A Maine based WISP, Redzone Wireless, is seizing on the marketing hype generated by the move to 5G, launching a fixed broadband wireless service and calling it 5Gx. The service uses a proprietary method for aggregating licensed 4G LTE spectrum and unlicensed 5.8 GHz spectrum on a single tower to improve broadband speeds and performance.
While not a true 5G service, Redzone Wireless is spinning it as such, including branding the service as 5Gx. Redzone says they’ve achieved throughput of 450 Mbps with the service. They are marketing the service as providing up to 50 Mbps down and 10 Mbps up for $79/month.
5G Aspirations
The service will be available to approximately 50K households in 10 Maine communities, both suburban and rural. In a press release, Redzone Wireless claims the network was completed in six months. Redzone covers a total of 225K households and 40K businesses across 60 Maine communities.

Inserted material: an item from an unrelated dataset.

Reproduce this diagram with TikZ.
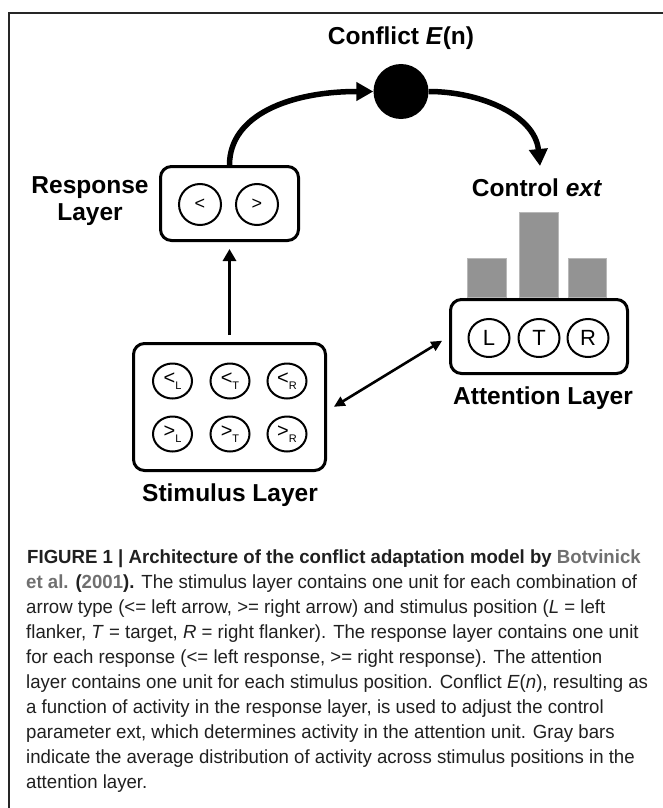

“Redzone Wireless has propelled Maine into the era of 5G Fixed Wireless Access (5G FWA),” said Wireless 20/20 Senior Analyst Berge Ayvazian in their press release. “While Verizon and AT&T are conducting field trials of future 5G FWA, Redzone is already putting 5Gx FWA to work for the benefit of its current and future customers.”
It’s a clever marketing spin to call this a 5G fixed wireless service (even comparing it to AT&T and Verizon efforts), when 5G standards have yet to be approved and 5.8 GHz spectrum has not been identified by the FCC as a key 5G spectrum band, at least not yet.
Redzone’s 5Gx service certainly won’t be the last to try to capitalize on the growing awareness of the term 5G. In fact 2017 will probably see quite a few “5G” launches, even though 5G technology won’t actually be defined until 2018 or beyond.